The ongoing cost-of-living crisis that is set to bite into disposable income may affect a customer's willingness to spend more on a drink. Many people built up additional savings during the lockdowns, but others struggled. This means the value of a drink could lead a customer’s decision to purchase

However, value isn’t always necessarily about price, but what the product offers the customer for the money they pay for it, which is poignant as 70% of Brits agreed experience is now more important to them than possessions, according to a Mintel report in May 2021.

“As this year’s Soft Drinks Review shows, customers of all types of income are looking to have memorable experiences in the on-trade, having missed out on so much during the pandemic,” continued Watts. “It is important that outlets provide a premium experience, not only in price but also through how drinks are presented. Extra profits can be earned by elevating a drink’s appearance, such as garnishes or nice glassware. It can also be done by making something customisable, such as a house soda offering with a variety of flavoured syrups to add to the soda.”

While consumers are looking to treat and enjoy themselves, the pandemic also sped up the health and wellness trend, as more guests make a conscious effort to look after their minds and bodies. This has led to low-calorie cola taking the largest share of cola sales for the first time in October 2021.

The importance of healthy or healthier options will continue to grow for customers, as 58% say they would like to see more healthy soft drink options in venues. A further three-quarters of consumers say it is important to have healthier options on menus when eating and drinking out, rising to 84% of 18-34-year-olds.

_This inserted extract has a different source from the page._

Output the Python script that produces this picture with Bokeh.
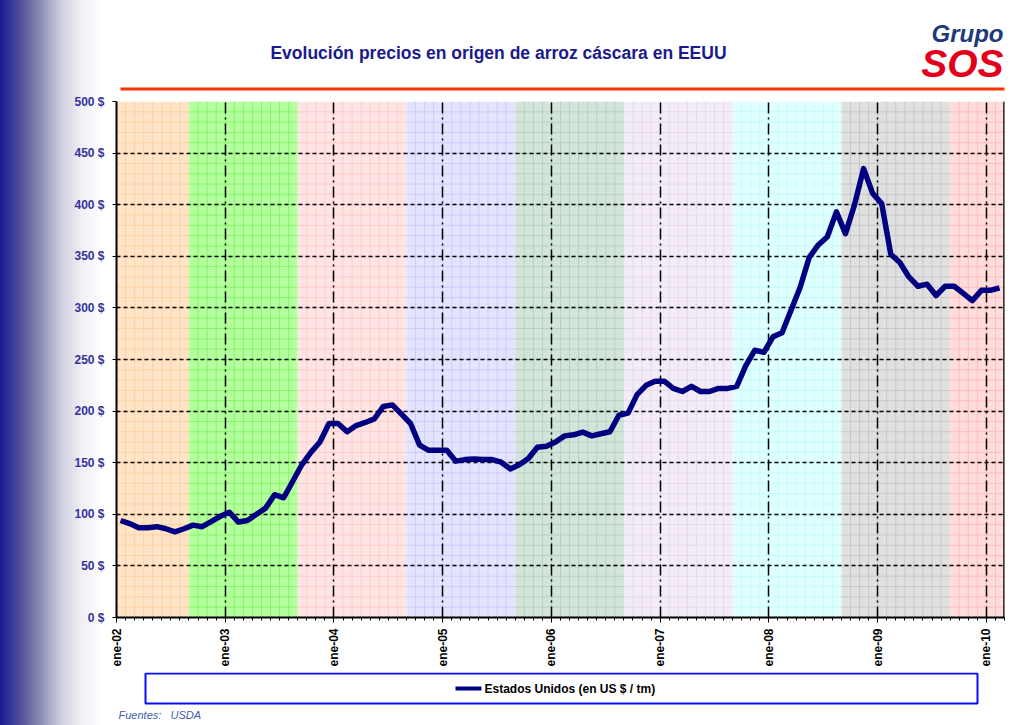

This will only become more prominent with mandatory calorie labelling on menus, now in many outlets, as well as upcoming HFFS labelling.

However, eating and drinking out is the top spending priority for consumers in the coming year which, as well as being encouraging for outlets, highlights how important the licensed sector is to consumers. Regular pub and bar visitors were the quickest to return to venues when restrictions lifted, with 34% visiting weekly and 31% going monthly.

“A strong cohort of regular customers were ready to support the sector with plans to increase their time spent in venues in 2022,” continued Watts “However, just two in five pub and bar occasions are drink only, which means operators must work harder to increase wet revenue through the likes of premium options, as well as diversify their offering in order to bolster add-on sales.”